* What is required
Set down, exactly as written, the lines from the top of the data to the line that holds "import seaborn as sns", and omit the pictures.

Start Stored data

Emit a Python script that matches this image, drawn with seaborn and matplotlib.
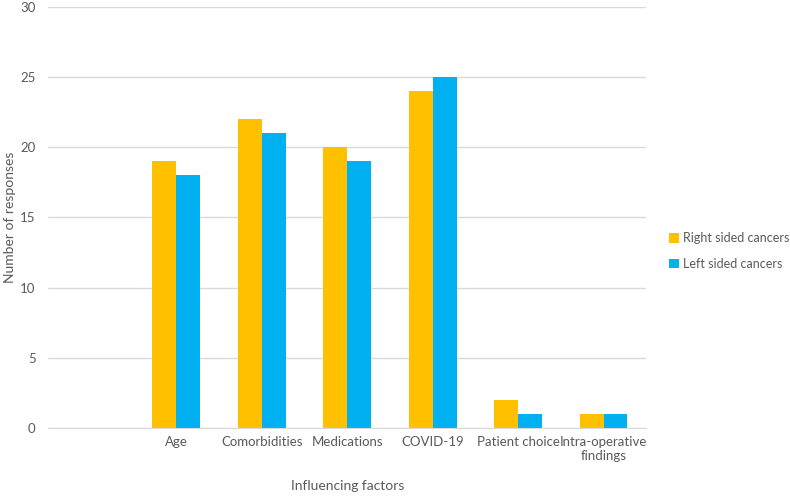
import numpy as np
import pandas as pd
import matplotlib.pyplot as plt
import seaborn as sns

# Values
factors = ["", "Age", "Comorbidities", "Medications", "COVID-19",
           "Patient choice", "Intra-operative\nfindings"]
right_sided = [19, 22, 20, 24, 2, 1]
left_sided = [18, 21, 19, 25, 1, 1]
series = ["Right sided cancers", "Left sided cancers"]
colors = ["#FFC000", "#00B0F0"]

df = pd.DataFrame({
    "factor": factors[1:] * 2,
    "count": right_sided + left_sided,
    "series": [series[0]] * len(right_sided) + [series[1]] * len(left_sided),
})

sns.set_style("white")
plt.rcParams["font.family"] = ["Lato", "DejaVu Sans"]
text_col = "#595959"

fig = plt.figure(figsize=(7.9, 4.96), dpi=100)
ax = fig.add_axes([0.061, 0.137, 0.757, 0.849])

sns.barplot(data=df, x="factor", y="count", hue="series", order=factors,
            hue_order=series, palette=colors, width=0.56, gap=0,
            saturation=1, linewidth=0, ax=ax)

ax.set_ylim(0, 30)
ax.set_yticks(range(0, 31, 5))
ax.set_xlim(-0.5, len(factors) - 0.5)
ax.yaxis.grid(True, color="#D9D9D9", linewidth=1)
ax.set_axisbelow(True)
for s in ["top", "right", "left"]:
    ax.spines[s].set_visible(False)
ax.spines["bottom"].set_color("#D9D9D9")
ax.tick_params(axis="both", length=0, labelsize=9.5, colors=text_col, pad=9)
ax.tick_params(axis="x", pad=6)
ax.set_xlabel("Influencing factors", fontsize=10, color=text_col, labelpad=13)
ax.set_ylabel("Number of responses", fontsize=10, color=text_col)
ax.yaxis.set_label_coords(-0.053, 0.5)

leg = ax.legend(loc="center left", bbox_to_anchor=(1.02, 0.42), frameon=False,
                fontsize=9, handlelength=0.8, handleheight=0.8,
                handletextpad=0.3, labelspacing=1.1)
for t in leg.get_texts():
    t.set_color(text_col)

fig.savefig("out.png", dpi=100)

End Stored data

* The reply
Emit a Python script that matches this image, drawn with seaborn and matplotlib.
import numpy as np
import pandas as pd
import matplotlib.pyplot as plt
import seaborn as sns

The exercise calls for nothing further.